Compared with a conventional bypass diode or blocking diode, the smart PV diode manages thermal dissipation more effectively. Its optimized junction design prevents local overheating that typically accelerates module degradation. In regions with extreme climates—such as the Middle East, Southeast Asia, and inland areas of Australia—the difference in thermal behavior can determine whether modules meet the expected 25-year service life.
These advantages are relevant for a broad spectrum of installations. Residential rooftops with frequent partial shading benefit from improved energy capture. Commercial facilities with complex roof structures reduce the frequency of module failures. In utility-scale installations, smart PV diodes stabilize system output, maintain string consistency, and reduce long-term LCOE. When you require reliable performance across thousands of modules, a smart PV diode becomes a critical safeguard rather than an optional accessory.
When you procure smart PV diodes at scale, understanding key electrical parameters is essential to ensuring compatibility and long-term performance. The following table summarizes the primary parameters you should examine before placing volume orders.
| Parameter | Why It Matters | What You Should Verify |
| Forward Voltage Drop (VF) | Influences conversion losses and heat generation | VF must be low and stable across temperature ranges |
| Maximum Junction Temperature | Determines high-temperature reliability | Device must operate safely under hot climates or enclosed junction boxes |
| Surge Current Capability | Protects module during transient events | Must support short-term overcurrent without degradation |
| Reverse Recovery Time | Impacts switching precision and thermal stress | A fast recovery time reduces heat and improves reliability |
| Leakage Current | Affects efficiency and long-term stability | Should be minimal to avoid long-term energy loss |
| Package Type | Impacts installation, cooling, and long-term endurance | SMD, epoxy molded, or metal-case packages depending on the project |
During procurement, you should also request batch consistency reports, thermal resistance data, and long-duration stress test results.
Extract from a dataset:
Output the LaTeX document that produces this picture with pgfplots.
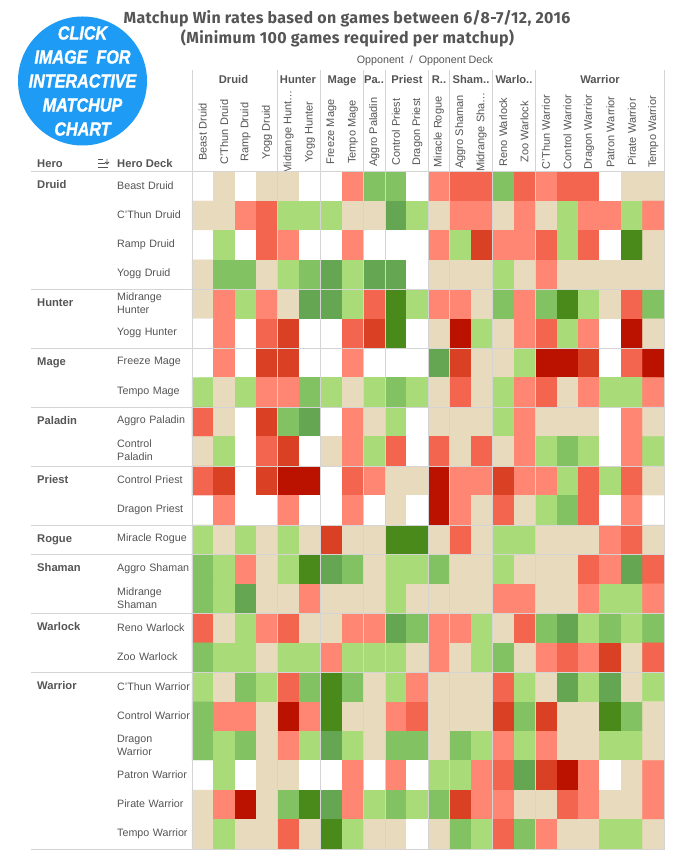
\documentclass[border=0pt]{standalone}
\usepackage{fontspec}
\setmainfont{Liberation Sans}
\newfontfamily\titlefont[LetterSpace=2.3]{Fira Sans}
\newfontfamily\badgefont[BoldItalicFeatures={FakeBold=1.6}]{Liberation Sans}
\usepackage{pgfplots}
\pgfplotsset{compat=1.18}
\definecolor{txt}{HTML}{555555}
\definecolor{sep}{HTML}{D4D4D4}
\definecolor{badge}{HTML}{1E9BF5}
\newcommand{\lab}{\fontsize{10.7}{13}\selectfont}
\newcommand{\blab}{\fontsize{11.2}{13}\selectfont\bfseries}
\begin{document}
\begin{tikzpicture}
\useasboundingbox (0pt,0pt) rectangle (679pt,857pt);
\fill[white] (0pt,0pt) rectangle (679pt,857pt);
\begin{axis}[
  at={(192pt,8pt)},anchor=south west,
  scale only axis,width=472pt,height=677.5pt,
  xmin=-0.5,xmax=21.5,ymin=-0.5,ymax=22.5,
  y dir=reverse,
  axis line style={draw=none},
  major tick length=0pt,
  xtick={0,...,21},ytick={0,...,22},
  xticklabel pos=upper,
  xticklabels={Beast Druid,C'Thun Druid,Ramp Druid,Yogg Druid,Midrange Hunt…,Yogg Hunter,Freeze Mage,Tempo Mage,Aggro Paladin,Control Priest,Dragon Priest,Miracle Rogue,Aggro Shaman,Midrange Sha…,Reno Warlock,Zoo Warlock,C'Thun Warrior,Control Warrior,Dragon Warrior,Patron Warrior,Pirate Warrior,Tempo Warrior},
  yticklabels={Beast Druid,C'Thun Druid,Ramp Druid,Yogg Druid,{Midrange\\Hunter},Yogg Hunter,Freeze Mage,Tempo Mage,Aggro Paladin,{Control\\Paladin},Control Priest,Dragon Priest,Miracle Rogue,Aggro Shaman,{Midrange\\Shaman},Reno Warlock,Zoo Warlock,C'Thun Warrior,Control Warrior,{Dragon\\Warrior},Patron Warrior,Pirate Warrior,Tempo Warrior},
  xticklabel style={font=\fontsize{11}{13}\selectfont,text=txt,yshift=39.5pt,rotate=90,anchor=center},
  yticklabel style={font=\lab,text=txt,anchor=west,align=left,text width=76pt,xshift=-75pt,yshift=0.7pt,inner sep=0pt},
  colormap={hs}{rgb255=(187,18,0) rgb255=(217,64,36) rgb255=(243,101,78) rgb255=(255,134,115) rgb255=(232,218,188) rgb255=(169,220,120) rgb255=(131,194,98) rgb255=(101,166,82) rgb255=(74,138,26) rgb255=(255,255,255)},
  colormap access=piecewise constant,
  point meta min=-0.5,point meta max=9.5,
  clip=false,
]
\addplot[matrix plot*,mesh/cols=22,point meta=explicit] table[row sep=\\,header=false,x expr={\coordindex-22*floor((\coordindex+0.5)/22)},y expr={floor((\coordindex+0.5)/22)},meta index=0]{
9\\4\\9\\4\\4\\9\\9\\3\\6\\6\\9\\3\\2\\2\\6\\2\\3\\2\\2\\9\\4\\4\\
4\\4\\3\\2\\5\\5\\5\\4\\4\\7\\5\\4\\3\\3\\4\\3\\4\\5\\3\\3\\5\\3\\
9\\5\\9\\2\\3\\9\\9\\3\\9\\9\\9\\3\\5\\1\\3\\3\\2\\5\\2\\9\\8\\4\\
4\\6\\6\\4\\5\\6\\7\\5\\7\\7\\9\\4\\4\\4\\5\\4\\3\\4\\4\\4\\4\\4\\
4\\3\\5\\3\\4\\7\\7\\5\\2\\8\\5\\3\\3\\4\\6\\3\\6\\8\\5\\4\\2\\6\\
9\\3\\9\\2\\1\\9\\9\\2\\1\\8\\9\\4\\0\\5\\4\\3\\2\\5\\3\\9\\0\\4\\
9\\3\\9\\1\\1\\9\\9\\3\\9\\9\\9\\7\\1\\4\\4\\5\\0\\0\\1\\9\\2\\0\\
5\\4\\5\\3\\3\\6\\5\\4\\5\\6\\5\\4\\2\\4\\5\\3\\2\\4\\3\\5\\5\\3\\
2\\4\\9\\1\\6\\7\\9\\3\\4\\5\\9\\4\\4\\4\\5\\3\\4\\4\\4\\9\\3\\4\\
4\\5\\9\\2\\1\\9\\4\\3\\5\\2\\9\\2\\4\\2\\4\\3\\5\\6\\5\\9\\3\\5\\
2\\1\\9\\1\\0\\0\\9\\2\\3\\4\\4\\0\\3\\3\\1\\3\\3\\5\\2\\5\\2\\4\\
9\\3\\9\\9\\3\\9\\9\\3\\9\\4\\9\\0\\3\\4\\2\\4\\5\\6\\2\\9\\3\\9\\
5\\4\\5\\4\\5\\4\\1\\4\\4\\8\\8\\4\\2\\4\\5\\5\\4\\4\\4\\3\\2\\4\\
6\\5\\3\\4\\5\\8\\7\\6\\4\\5\\5\\6\\4\\4\\5\\4\\4\\4\\2\\3\\7\\2\\
6\\5\\7\\4\\4\\3\\4\\4\\4\\5\\4\\4\\4\\4\\3\\3\\4\\4\\3\\5\\5\\3\\
2\\4\\5\\3\\2\\4\\4\\3\\3\\7\\6\\3\\3\\5\\4\\2\\6\\7\\5\\6\\5\\6\\
6\\5\\5\\4\\5\\5\\3\\5\\5\\5\\4\\3\\4\\5\\6\\4\\3\\2\\3\\1\\4\\2\\
5\\4\\6\\5\\2\\6\\8\\6\\4\\5\\3\\4\\4\\4\\2\\5\\4\\7\\5\\7\\4\\5\\
6\\3\\3\\4\\0\\3\\8\\4\\4\\3\\2\\4\\4\\4\\1\\6\\1\\4\\4\\8\\6\\4\\
6\\5\\6\\4\\3\\5\\7\\5\\4\\6\\6\\4\\6\\5\\3\\5\\3\\4\\4\\5\\5\\4\\
9\\5\\9\\4\\4\\9\\9\\3\\9\\3\\9\\5\\5\\3\\2\\7\\1\\0\\3\\9\\4\\3\\
4\\3\\0\\4\\6\\8\\7\\3\\5\\6\\5\\6\\1\\3\\3\\4\\4\\2\\3\\4\\4\\3\\
4\\5\\4\\4\\2\\4\\8\\5\\4\\4\\9\\4\\6\\5\\2\\6\\3\\4\\4\\5\\5\\4\\
};
\end{axis}
\begin{scope}[x=1pt,y=-1pt,yshift=857pt]
% separators
\foreach \x in {192,277.5,320.5,363.3,385.3,428.3,449.3,492.3,535.3,664.3}
  \draw[sep,line width=1pt] (\x,70) -- (\x,849.5);
\foreach \y in {171.5,289.7,348.6,407.3,466.3,525.3,554.5,613.5,672.3,849.3}
  \draw[sep,line width=1pt] (31,\y) -- (664.8,\y);
% titles
\node[text=txt,font=\titlefont\fontsize{16}{18}\selectfont\bfseries] at (347,19) {Matchup Win rates based on games between 6/8-7/12, 2016};
\node[text=txt,font=\titlefont\fontsize{16}{18}\selectfont\bfseries] at (347.5,38) {(Minimum 100 games required per matchup)};
\node[text=txt,font=\lab] at (425,60.5) {Opponent\ \ /\ \ Opponent Deck};
% top group headers
\foreach \x/\t in {233.5/Druid,298/Hunter,342/Mage,374/Pa..,407/Priest,439/R..,471/Sham..,514/Warlo..,600/Warrior}
  \node[text=txt,font=\blab,anchor=base] at (\x,84) {\t};
% left group headers
\foreach \y/\t in {189/Druid,307/Hunter,366/Mage,425/Paladin,484/Priest,543/Rogue,572/Shaman,631/Warlock,690/Warrior}
  \node[text=txt,font=\blab,anchor=base west,inner sep=0pt] at (37,\y) {\t};
\node[text=txt,font=\blab,anchor=base west,inner sep=0pt] at (37,168) {Hero};
\node[text=txt,font=\blab,anchor=base west,inner sep=0pt] at (117,168) {Hero Deck};
% sort icon
\draw[txt,line width=1pt] (98,160) -- (103,160) (98,164) -- (105,164) (98,167.5) -- (108,167.5);
\draw[txt,line width=0.9pt] (107,159) -- (107,164) (105,162) -- (107,164) -- (109,162);
% badge
\fill[badge] (82.5,81) circle[radius=64.5];
\foreach \y/\t in {33/CLICK,57/IMAGE\ \ FOR,81/INTERACTIVE,105/MATCHUP,129/CHART}
  \node[white,font=\badgefont\fontsize{19}{20}\selectfont\bfseries\itshape,xscale=0.85] at (82.5,\y) {\t};
\end{scope}
\end{tikzpicture}
\end{document}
Hornby provides complete documentation packages for PV diode orders, including datasheets, reliability test data, and mass-production inspection records. With automated equipment and closed-loop quality systems, Hornby ensures stable parameters across large-volume shipments, which is essential for OEM module production and long-term supply contracts.
Although both bypass diodes and blocking diodes are used in PV modules, the smart PV diode introduces improved electrical behavior that becomes significant in modern applications. The comparison below highlights the differences you should evaluate during sourcing.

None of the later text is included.